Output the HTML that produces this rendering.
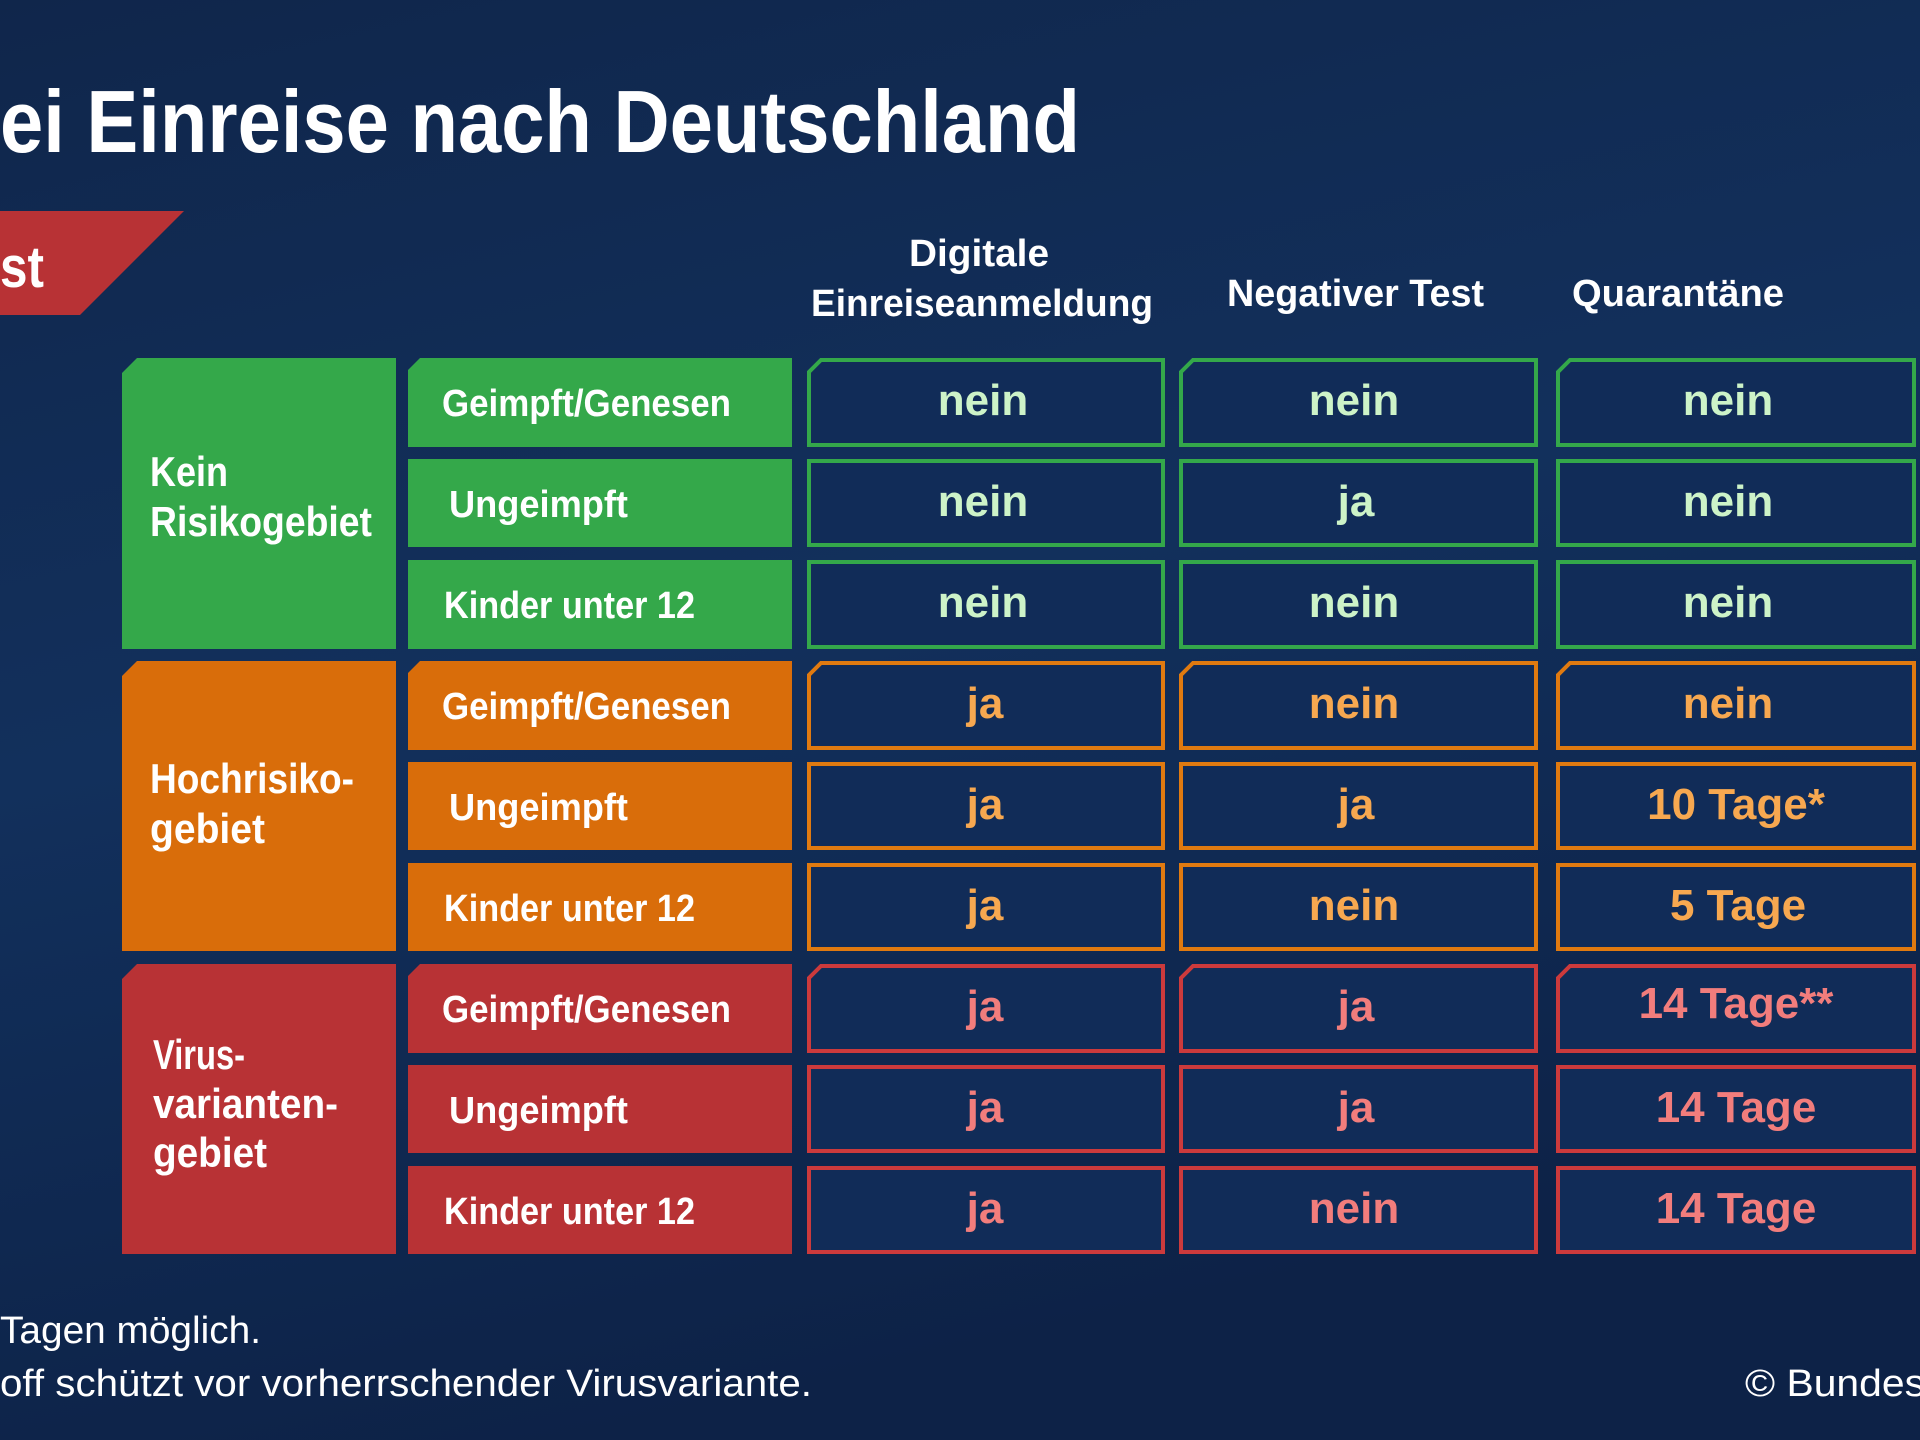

==

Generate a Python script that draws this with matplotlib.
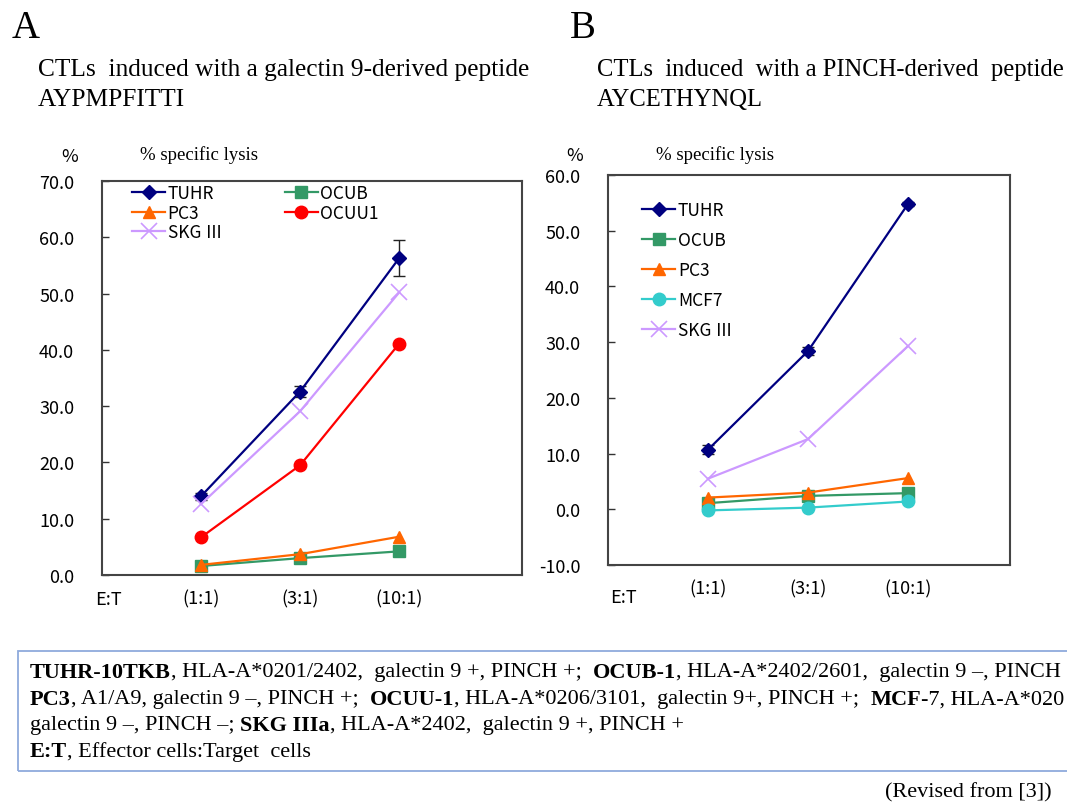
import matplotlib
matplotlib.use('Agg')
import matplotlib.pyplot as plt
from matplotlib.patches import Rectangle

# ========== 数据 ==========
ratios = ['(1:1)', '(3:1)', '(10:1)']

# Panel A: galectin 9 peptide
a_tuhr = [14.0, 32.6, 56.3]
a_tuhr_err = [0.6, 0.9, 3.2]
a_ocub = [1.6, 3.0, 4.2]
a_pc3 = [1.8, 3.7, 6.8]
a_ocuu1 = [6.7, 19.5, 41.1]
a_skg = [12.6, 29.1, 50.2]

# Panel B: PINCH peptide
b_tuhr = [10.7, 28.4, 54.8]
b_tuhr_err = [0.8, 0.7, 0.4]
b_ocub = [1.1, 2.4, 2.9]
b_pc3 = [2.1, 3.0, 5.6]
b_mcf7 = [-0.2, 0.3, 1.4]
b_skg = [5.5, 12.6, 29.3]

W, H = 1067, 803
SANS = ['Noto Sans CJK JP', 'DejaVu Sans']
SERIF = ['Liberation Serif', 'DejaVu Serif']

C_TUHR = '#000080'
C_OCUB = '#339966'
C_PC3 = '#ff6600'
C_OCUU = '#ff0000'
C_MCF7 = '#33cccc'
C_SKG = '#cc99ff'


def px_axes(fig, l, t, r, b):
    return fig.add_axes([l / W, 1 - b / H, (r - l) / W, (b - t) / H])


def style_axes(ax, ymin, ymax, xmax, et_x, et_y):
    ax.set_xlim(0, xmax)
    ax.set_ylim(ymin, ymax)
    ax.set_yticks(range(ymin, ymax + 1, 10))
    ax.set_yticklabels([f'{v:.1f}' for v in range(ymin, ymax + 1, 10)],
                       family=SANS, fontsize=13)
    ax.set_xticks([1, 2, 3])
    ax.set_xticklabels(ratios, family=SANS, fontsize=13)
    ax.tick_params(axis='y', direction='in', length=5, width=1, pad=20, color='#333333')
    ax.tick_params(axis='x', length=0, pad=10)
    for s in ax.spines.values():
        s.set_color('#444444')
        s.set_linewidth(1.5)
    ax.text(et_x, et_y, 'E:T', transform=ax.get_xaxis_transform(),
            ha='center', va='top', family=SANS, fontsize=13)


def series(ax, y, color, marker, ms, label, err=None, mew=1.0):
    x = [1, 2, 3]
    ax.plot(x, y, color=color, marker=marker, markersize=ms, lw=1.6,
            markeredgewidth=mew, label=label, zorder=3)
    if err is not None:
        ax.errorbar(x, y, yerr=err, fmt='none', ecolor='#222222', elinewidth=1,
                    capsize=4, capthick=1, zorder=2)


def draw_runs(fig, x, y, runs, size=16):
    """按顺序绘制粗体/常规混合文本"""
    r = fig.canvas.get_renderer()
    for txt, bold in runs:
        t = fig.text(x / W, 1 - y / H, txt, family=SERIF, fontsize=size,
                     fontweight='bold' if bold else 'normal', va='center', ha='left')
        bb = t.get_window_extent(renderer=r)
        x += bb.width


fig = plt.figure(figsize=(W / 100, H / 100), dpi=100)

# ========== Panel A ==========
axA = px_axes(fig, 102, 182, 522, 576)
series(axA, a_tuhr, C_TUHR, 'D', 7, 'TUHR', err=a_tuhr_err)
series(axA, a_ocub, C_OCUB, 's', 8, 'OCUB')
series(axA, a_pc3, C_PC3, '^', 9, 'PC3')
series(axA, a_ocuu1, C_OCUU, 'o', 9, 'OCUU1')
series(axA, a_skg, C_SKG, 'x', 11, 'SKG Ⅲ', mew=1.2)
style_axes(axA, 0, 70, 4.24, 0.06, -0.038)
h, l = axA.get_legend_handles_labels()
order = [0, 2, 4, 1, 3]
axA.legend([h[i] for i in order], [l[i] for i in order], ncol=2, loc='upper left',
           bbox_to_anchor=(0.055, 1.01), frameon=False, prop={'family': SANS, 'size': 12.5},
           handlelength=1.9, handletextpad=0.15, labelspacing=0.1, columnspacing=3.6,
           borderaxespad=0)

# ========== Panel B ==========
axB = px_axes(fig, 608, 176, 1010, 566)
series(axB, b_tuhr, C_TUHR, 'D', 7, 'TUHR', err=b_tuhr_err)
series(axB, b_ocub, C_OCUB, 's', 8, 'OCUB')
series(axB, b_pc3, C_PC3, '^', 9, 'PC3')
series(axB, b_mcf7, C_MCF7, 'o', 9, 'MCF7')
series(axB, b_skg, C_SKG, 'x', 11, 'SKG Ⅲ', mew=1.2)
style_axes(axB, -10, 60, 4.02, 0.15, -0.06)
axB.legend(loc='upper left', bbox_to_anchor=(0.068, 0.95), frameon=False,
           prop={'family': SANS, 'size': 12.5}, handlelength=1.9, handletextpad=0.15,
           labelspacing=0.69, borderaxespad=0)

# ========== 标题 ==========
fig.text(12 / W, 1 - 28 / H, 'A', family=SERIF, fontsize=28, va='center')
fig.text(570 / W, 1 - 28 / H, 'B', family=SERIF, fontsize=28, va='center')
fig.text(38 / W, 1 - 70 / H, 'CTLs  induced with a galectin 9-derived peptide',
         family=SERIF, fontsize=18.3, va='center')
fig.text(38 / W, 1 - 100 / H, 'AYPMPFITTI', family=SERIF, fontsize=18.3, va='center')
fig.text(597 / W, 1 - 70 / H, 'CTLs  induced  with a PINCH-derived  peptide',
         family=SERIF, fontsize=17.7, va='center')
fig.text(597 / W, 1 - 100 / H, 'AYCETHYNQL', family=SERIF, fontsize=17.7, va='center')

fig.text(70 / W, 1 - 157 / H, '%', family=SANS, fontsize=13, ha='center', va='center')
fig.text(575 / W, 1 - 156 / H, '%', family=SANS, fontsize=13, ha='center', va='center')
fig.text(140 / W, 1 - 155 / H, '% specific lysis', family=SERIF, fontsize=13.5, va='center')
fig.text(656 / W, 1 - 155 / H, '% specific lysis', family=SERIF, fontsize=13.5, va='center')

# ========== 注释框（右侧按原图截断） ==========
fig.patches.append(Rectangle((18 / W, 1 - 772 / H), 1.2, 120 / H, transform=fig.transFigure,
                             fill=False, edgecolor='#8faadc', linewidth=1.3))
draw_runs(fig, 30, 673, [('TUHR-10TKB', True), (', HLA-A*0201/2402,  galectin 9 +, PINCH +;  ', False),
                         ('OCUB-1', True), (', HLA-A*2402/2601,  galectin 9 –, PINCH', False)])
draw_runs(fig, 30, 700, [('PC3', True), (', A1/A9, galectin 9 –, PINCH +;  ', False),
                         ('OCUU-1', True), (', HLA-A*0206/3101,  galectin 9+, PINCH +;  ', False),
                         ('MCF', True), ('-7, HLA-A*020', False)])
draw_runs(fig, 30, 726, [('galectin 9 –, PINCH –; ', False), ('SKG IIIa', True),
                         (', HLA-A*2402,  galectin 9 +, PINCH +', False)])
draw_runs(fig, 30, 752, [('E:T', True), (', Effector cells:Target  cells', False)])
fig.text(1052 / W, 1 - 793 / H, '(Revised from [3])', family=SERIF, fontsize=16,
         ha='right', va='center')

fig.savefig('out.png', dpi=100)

_DIRECTION_.
Transcribe, exactly as written, the lines starting at the one with "Generate a Python" and ending at the one with "ha='center', va='top', family=SANS, fontsize=13)", and nothing more. Pictures are not part of the copy.

_RESPONSE FOR THIS EXERCISE_.
Generate a Python script that draws this with matplotlib.
import matplotlib
matplotlib.use('Agg')
import matplotlib.pyplot as plt
from matplotlib.patches import Rectangle

# ========== 数据 ==========
ratios = ['(1:1)', '(3:1)', '(10:1)']

# Panel A: galectin 9 peptide
a_tuhr = [14.0, 32.6, 56.3]
a_tuhr_err = [0.6, 0.9, 3.2]
a_ocub = [1.6, 3.0, 4.2]
a_pc3 = [1.8, 3.7, 6.8]
a_ocuu1 = [6.7, 19.5, 41.1]
a_skg = [12.6, 29.1, 50.2]

# Panel B: PINCH peptide
b_tuhr = [10.7, 28.4, 54.8]
b_tuhr_err = [0.8, 0.7, 0.4]
b_ocub = [1.1, 2.4, 2.9]
b_pc3 = [2.1, 3.0, 5.6]
b_mcf7 = [-0.2, 0.3, 1.4]
b_skg = [5.5, 12.6, 29.3]

W, H = 1067, 803
SANS = ['Noto Sans CJK JP', 'DejaVu Sans']
SERIF = ['Liberation Serif', 'DejaVu Serif']

C_TUHR = '#000080'
C_OCUB = '#339966'
C_PC3 = '#ff6600'
C_OCUU = '#ff0000'
C_MCF7 = '#33cccc'
C_SKG = '#cc99ff'


def px_axes(fig, l, t, r, b):
    return fig.add_axes([l / W, 1 - b / H, (r - l) / W, (b - t) / H])


def style_axes(ax, ymin, ymax, xmax, et_x, et_y):
    ax.set_xlim(0, xmax)
    ax.set_ylim(ymin, ymax)
    ax.set_yticks(range(ymin, ymax + 1, 10))
    ax.set_yticklabels([f'{v:.1f}' for v in range(ymin, ymax + 1, 10)],
                       family=SANS, fontsize=13)
    ax.set_xticks([1, 2, 3])
    ax.set_xticklabels(ratios, family=SANS, fontsize=13)
    ax.tick_params(axis='y', direction='in', length=5, width=1, pad=20, color='#333333')
    ax.tick_params(axis='x', length=0, pad=10)
    for s in ax.spines.values():
        s.set_color('#444444')
        s.set_linewidth(1.5)
    ax.text(et_x, et_y, 'E:T', transform=ax.get_xaxis_transform(),
            ha='center', va='top', family=SANS, fontsize=13)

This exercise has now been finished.